### Aim
Give the data below again exactly as written, without its pictures.

### Recorded information
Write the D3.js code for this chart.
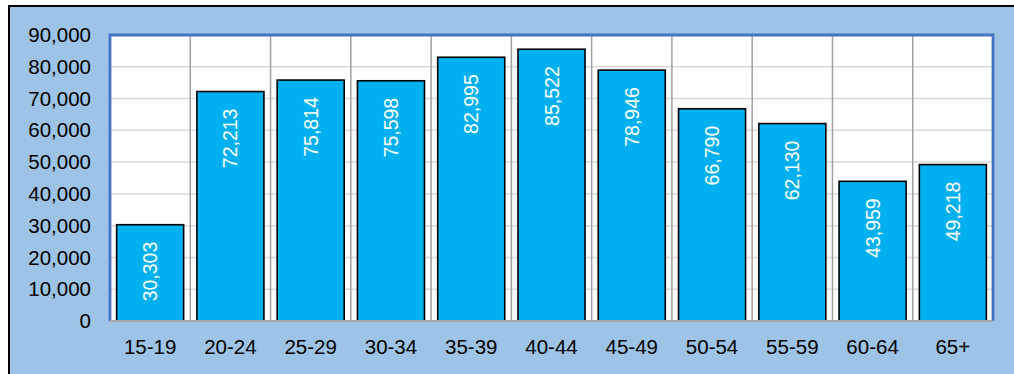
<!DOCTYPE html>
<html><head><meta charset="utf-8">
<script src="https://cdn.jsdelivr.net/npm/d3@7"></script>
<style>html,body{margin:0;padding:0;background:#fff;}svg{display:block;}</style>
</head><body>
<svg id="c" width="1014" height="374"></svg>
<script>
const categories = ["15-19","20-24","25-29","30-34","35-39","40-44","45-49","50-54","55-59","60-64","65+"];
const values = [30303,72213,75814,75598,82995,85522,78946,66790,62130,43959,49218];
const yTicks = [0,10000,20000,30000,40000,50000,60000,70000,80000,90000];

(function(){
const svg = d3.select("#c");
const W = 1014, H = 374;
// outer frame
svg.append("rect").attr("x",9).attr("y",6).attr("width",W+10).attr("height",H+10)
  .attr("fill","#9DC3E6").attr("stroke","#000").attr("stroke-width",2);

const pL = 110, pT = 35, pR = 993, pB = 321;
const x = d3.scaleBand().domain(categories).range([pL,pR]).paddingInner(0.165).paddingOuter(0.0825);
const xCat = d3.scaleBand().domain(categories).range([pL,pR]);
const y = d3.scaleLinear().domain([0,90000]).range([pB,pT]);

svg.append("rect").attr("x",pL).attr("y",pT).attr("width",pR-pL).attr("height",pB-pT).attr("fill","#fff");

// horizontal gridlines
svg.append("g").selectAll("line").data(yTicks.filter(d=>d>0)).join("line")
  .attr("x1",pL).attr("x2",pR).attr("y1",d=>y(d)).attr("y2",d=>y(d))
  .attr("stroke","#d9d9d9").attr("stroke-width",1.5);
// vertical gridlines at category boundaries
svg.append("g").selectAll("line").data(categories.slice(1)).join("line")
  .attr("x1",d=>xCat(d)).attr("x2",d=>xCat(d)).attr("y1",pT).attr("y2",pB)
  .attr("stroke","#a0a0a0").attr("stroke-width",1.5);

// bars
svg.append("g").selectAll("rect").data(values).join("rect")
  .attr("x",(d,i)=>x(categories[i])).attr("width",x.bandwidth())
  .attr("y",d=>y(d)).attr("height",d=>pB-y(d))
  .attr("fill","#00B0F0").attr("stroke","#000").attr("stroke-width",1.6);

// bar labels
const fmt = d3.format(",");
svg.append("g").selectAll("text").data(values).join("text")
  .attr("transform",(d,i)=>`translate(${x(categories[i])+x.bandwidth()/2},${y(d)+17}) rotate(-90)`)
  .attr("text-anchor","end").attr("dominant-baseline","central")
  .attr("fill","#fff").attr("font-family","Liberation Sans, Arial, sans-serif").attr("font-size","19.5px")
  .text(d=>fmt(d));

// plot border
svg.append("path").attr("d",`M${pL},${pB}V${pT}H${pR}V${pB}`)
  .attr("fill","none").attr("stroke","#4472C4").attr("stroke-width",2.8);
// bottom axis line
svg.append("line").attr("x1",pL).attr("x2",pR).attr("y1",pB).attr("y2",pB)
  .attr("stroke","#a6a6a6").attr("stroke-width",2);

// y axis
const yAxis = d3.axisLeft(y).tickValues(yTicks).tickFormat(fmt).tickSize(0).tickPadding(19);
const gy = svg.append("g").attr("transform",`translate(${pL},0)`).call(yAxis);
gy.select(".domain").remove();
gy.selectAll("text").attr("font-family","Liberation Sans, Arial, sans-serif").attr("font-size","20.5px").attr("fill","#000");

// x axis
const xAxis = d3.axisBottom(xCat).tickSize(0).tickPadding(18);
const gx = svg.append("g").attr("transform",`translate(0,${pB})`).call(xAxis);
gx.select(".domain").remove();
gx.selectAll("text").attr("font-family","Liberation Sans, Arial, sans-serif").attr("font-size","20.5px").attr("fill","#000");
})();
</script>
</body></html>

### Task answer
Write the D3.js code for this chart.
<!DOCTYPE html>
<html><head><meta charset="utf-8">
<script src="https://cdn.jsdelivr.net/npm/d3@7"></script>
<style>html,body{margin:0;padding:0;background:#fff;}svg{display:block;}</style>
</head><body>
<svg id="c" width="1014" height="374"></svg>
<script>
const categories = ["15-19","20-24","25-29","30-34","35-39","40-44","45-49","50-54","55-59","60-64","65+"];
const values = [30303,72213,75814,75598,82995,85522,78946,66790,62130,43959,49218];
const yTicks = [0,10000,20000,30000,40000,50000,60000,70000,80000,90000];

(function(){
const svg = d3.select("#c");
const W = 1014, H = 374;
// outer frame
svg.append("rect").attr("x",9).attr("y",6).attr("width",W+10).attr("height",H+10)
  .attr("fill","#9DC3E6").attr("stroke","#000").attr("stroke-width",2);

const pL = 110, pT = 35, pR = 993, pB = 321;
const x = d3.scaleBand().domain(categories).range([pL,pR]).paddingInner(0.165).paddingOuter(0.0825);
const xCat = d3.scaleBand().domain(categories).range([pL,pR]);
const y = d3.scaleLinear().domain([0,90000]).range([pB,pT]);

svg.append("rect").attr("x",pL).attr("y",pT).attr("width",pR-pL).attr("height",pB-pT).attr("fill","#fff");

// horizontal gridlines
svg.append("g").selectAll("line").data(yTicks.filter(d=>d>0)).join("line")
  .attr("x1",pL).attr("x2",pR).attr("y1",d=>y(d)).attr("y2",d=>y(d))
  .attr("stroke","#d9d9d9").attr("stroke-width",1.5);
// vertical gridlines at category boundaries
svg.append("g").selectAll("line").data(categories.slice(1)).join("line")
  .attr("x1",d=>xCat(d)).attr("x2",d=>xCat(d)).attr("y1",pT).attr("y2",pB)
  .attr("stroke","#a0a0a0").attr("stroke-width",1.5);

// bars
svg.append("g").selectAll("rect").data(values).join("rect")
  .attr("x",(d,i)=>x(categories[i])).attr("width",x.bandwidth())
  .attr("y",d=>y(d)).attr("height",d=>pB-y(d))
  .attr("fill","#00B0F0").attr("stroke","#000").attr("stroke-width",1.6);

// bar labels
const fmt = d3.format(",");
svg.append("g").selectAll("text").data(values).join("text")
  .attr("transform",(d,i)=>`translate(${x(categories[i])+x.bandwidth()/2},${y(d)+17}) rotate(-90)`)
  .attr("text-anchor","end").attr("dominant-baseline","central")
  .attr("fill","#fff").attr("font-family","Liberation Sans, Arial, sans-serif").attr("font-size","19.5px")
  .text(d=>fmt(d));

// plot border
svg.append("path").attr("d",`M${pL},${pB}V${pT}H${pR}V${pB}`)
  .attr("fill","none").attr("stroke","#4472C4").attr("stroke-width",2.8);
// bottom axis line
svg.append("line").attr("x1",pL).attr("x2",pR).attr("y1",pB).attr("y2",pB)
  .attr("stroke","#a6a6a6").attr("stroke-width",2);

// y axis
const yAxis = d3.axisLeft(y).tickValues(yTicks).tickFormat(fmt).tickSize(0).tickPadding(19);
const gy = svg.append("g").attr("transform",`translate(${pL},0)`).call(yAxis);
gy.select(".domain").remove();
gy.selectAll("text").attr("font-family","Liberation Sans, Arial, sans-serif").attr("font-size","20.5px").attr("fill","#000");

// x axis
const xAxis = d3.axisBottom(xCat).tickSize(0).tickPadding(18);
const gx = svg.append("g").attr("transform",`translate(0,${pB})`).call(xAxis);
gx.select(".domain").remove();
gx.selectAll("text").attr("font-family","Liberation Sans, Arial, sans-serif").attr("font-size","20.5px").attr("fill","#000");
})();
</script>
</body></html>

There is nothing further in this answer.